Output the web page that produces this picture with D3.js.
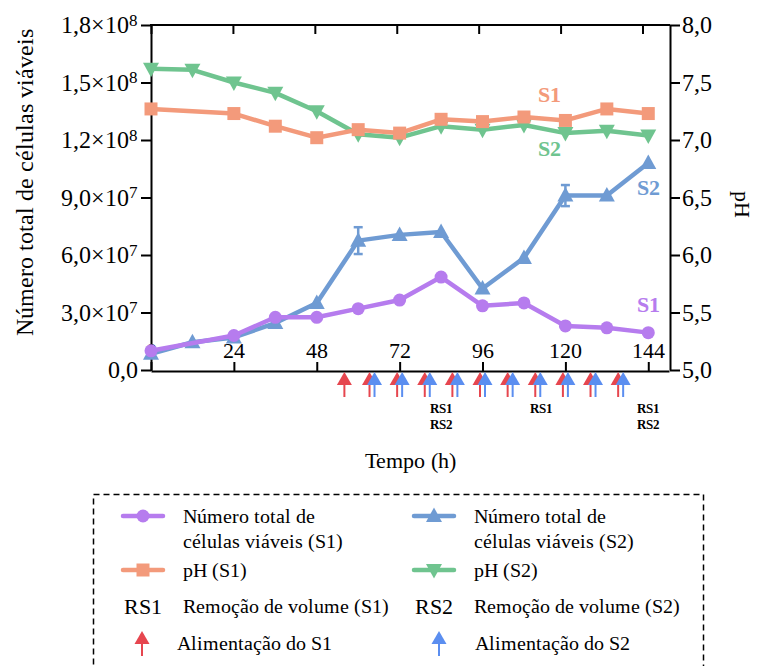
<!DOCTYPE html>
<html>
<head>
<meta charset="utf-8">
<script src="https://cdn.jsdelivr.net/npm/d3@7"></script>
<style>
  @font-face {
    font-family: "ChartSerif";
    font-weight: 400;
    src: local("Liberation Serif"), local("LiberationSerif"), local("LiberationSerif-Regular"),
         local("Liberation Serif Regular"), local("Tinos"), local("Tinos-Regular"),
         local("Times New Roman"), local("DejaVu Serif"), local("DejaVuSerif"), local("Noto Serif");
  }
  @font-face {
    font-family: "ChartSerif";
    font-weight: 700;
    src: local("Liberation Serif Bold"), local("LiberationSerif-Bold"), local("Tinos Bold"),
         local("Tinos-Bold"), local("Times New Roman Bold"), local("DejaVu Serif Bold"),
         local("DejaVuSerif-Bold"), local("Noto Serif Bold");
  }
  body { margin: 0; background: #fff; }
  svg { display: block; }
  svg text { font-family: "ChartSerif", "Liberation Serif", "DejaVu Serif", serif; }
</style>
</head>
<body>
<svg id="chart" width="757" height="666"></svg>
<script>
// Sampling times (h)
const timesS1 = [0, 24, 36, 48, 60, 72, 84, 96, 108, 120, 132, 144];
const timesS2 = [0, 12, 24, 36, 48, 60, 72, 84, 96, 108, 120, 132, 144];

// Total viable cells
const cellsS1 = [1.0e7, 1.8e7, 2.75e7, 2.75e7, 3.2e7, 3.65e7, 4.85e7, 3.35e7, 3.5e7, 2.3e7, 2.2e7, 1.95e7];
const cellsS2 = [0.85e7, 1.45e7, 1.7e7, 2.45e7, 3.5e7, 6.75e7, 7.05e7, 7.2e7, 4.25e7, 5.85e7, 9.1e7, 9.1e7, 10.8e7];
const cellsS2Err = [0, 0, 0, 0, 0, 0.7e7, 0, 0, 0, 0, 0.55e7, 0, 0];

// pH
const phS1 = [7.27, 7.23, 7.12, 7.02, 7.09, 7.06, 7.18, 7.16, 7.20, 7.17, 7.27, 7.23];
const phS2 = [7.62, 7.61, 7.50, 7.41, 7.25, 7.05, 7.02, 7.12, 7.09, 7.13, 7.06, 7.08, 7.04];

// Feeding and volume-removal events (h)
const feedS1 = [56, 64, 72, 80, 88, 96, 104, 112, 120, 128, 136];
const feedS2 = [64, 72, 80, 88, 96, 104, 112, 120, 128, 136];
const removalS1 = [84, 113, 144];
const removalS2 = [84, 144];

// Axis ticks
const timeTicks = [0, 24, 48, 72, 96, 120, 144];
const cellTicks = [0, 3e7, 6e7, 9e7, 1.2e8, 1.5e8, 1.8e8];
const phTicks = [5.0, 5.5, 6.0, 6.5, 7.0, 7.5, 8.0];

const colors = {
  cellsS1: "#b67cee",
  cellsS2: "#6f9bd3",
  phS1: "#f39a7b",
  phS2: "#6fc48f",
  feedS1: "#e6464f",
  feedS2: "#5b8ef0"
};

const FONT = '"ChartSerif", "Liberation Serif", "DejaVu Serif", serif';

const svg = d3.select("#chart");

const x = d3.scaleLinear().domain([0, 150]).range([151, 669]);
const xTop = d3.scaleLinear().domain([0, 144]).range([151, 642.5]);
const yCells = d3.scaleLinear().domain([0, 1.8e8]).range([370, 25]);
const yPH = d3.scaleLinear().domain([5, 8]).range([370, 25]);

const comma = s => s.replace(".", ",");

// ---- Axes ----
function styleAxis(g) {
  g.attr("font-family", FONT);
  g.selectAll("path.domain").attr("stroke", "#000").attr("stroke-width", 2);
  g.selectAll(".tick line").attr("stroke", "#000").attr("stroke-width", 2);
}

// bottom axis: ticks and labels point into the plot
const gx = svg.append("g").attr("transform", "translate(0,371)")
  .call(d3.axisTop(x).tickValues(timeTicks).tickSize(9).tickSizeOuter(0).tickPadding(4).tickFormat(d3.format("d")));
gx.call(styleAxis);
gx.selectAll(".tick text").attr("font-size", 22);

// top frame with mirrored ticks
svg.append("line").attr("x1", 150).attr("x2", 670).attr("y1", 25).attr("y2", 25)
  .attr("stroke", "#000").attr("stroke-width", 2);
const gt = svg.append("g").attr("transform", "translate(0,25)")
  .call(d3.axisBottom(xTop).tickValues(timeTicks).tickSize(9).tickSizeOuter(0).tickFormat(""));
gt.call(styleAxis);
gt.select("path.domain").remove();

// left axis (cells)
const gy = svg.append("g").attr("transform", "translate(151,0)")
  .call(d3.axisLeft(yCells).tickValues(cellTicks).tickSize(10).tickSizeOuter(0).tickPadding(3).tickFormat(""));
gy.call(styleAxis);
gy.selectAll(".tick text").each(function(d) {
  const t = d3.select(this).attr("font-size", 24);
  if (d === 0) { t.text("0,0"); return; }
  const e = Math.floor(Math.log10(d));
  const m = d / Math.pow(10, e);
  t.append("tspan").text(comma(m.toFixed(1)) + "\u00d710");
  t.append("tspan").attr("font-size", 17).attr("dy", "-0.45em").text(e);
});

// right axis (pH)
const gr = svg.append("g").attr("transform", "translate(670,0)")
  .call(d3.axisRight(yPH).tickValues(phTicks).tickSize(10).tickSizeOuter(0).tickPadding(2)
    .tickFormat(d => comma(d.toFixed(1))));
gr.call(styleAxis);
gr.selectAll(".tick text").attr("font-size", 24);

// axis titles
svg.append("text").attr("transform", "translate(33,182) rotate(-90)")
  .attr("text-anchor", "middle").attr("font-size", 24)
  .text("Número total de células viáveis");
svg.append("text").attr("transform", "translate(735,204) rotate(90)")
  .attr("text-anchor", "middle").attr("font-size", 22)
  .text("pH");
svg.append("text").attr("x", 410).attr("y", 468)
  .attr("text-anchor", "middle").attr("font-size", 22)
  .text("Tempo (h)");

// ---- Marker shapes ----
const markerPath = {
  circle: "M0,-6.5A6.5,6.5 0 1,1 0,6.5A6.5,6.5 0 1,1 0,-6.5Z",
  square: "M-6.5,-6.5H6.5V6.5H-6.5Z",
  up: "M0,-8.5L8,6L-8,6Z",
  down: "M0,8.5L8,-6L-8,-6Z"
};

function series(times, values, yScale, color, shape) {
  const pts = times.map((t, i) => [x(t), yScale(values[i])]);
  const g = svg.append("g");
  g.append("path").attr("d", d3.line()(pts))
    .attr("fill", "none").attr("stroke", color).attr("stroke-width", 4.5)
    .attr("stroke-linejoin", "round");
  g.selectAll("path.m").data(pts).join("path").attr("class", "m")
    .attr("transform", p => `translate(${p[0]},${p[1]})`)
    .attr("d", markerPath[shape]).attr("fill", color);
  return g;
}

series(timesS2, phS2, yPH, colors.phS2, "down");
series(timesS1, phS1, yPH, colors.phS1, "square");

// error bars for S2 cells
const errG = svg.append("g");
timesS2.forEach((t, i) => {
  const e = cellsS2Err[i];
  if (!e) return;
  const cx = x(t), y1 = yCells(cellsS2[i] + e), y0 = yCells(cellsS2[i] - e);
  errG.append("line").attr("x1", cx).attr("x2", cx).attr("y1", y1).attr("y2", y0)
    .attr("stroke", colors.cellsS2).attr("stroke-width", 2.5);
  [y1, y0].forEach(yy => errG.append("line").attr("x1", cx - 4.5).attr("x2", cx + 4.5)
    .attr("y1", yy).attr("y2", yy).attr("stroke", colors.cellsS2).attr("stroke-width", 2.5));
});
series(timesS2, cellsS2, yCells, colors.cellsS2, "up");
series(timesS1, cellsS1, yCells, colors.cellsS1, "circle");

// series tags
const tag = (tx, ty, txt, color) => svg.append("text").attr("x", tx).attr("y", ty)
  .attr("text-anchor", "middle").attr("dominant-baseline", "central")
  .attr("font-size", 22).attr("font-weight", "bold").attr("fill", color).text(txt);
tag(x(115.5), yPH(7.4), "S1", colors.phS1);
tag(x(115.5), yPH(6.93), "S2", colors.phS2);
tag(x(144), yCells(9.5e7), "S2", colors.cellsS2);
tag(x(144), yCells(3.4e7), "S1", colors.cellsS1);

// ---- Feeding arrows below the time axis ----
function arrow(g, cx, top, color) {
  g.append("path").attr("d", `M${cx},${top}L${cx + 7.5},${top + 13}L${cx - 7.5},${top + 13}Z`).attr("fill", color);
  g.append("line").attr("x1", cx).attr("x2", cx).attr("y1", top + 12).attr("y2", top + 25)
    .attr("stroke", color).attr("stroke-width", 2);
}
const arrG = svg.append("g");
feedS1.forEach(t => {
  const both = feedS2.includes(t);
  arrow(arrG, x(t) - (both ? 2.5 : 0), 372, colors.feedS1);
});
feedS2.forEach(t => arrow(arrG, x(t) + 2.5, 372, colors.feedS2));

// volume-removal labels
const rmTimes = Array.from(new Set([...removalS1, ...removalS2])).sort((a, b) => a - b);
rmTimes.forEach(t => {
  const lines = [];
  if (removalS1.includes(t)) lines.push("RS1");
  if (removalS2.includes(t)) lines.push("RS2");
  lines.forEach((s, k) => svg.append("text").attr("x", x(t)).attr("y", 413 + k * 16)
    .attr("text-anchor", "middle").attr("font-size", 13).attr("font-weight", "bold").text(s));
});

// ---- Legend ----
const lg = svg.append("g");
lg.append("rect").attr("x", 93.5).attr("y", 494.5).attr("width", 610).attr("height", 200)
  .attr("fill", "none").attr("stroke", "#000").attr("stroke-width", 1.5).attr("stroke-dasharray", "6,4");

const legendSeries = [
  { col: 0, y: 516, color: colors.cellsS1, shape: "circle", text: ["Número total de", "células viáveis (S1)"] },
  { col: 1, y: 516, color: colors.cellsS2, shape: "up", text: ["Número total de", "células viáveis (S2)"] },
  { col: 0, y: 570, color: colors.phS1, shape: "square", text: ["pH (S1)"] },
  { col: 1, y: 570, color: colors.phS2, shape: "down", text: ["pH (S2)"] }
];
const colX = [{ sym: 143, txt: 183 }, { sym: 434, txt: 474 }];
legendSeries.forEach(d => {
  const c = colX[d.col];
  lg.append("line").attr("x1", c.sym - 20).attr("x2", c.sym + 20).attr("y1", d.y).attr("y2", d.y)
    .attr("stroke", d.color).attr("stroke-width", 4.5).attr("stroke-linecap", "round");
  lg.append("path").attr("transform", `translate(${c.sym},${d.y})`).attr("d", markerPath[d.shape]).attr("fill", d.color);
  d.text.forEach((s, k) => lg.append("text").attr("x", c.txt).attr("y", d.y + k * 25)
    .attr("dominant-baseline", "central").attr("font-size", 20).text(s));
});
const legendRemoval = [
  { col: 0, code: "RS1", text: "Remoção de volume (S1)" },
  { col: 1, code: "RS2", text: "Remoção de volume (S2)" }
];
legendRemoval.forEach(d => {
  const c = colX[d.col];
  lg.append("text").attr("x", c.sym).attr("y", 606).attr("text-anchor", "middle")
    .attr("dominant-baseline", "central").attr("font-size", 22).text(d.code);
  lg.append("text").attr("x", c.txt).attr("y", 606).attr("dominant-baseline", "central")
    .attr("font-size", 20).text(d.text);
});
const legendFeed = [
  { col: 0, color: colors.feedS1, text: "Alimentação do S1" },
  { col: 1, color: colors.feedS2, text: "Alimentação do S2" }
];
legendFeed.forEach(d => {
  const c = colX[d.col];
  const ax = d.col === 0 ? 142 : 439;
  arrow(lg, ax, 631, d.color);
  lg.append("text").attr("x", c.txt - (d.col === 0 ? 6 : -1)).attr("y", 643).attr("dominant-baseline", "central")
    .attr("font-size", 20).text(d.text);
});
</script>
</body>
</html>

------------

__Exercise requirements__:
Give every line of the material that includes the string "with".

__Exercise output__:
Output the web page that produces this picture with D3.js.
// top frame with mirrored ticks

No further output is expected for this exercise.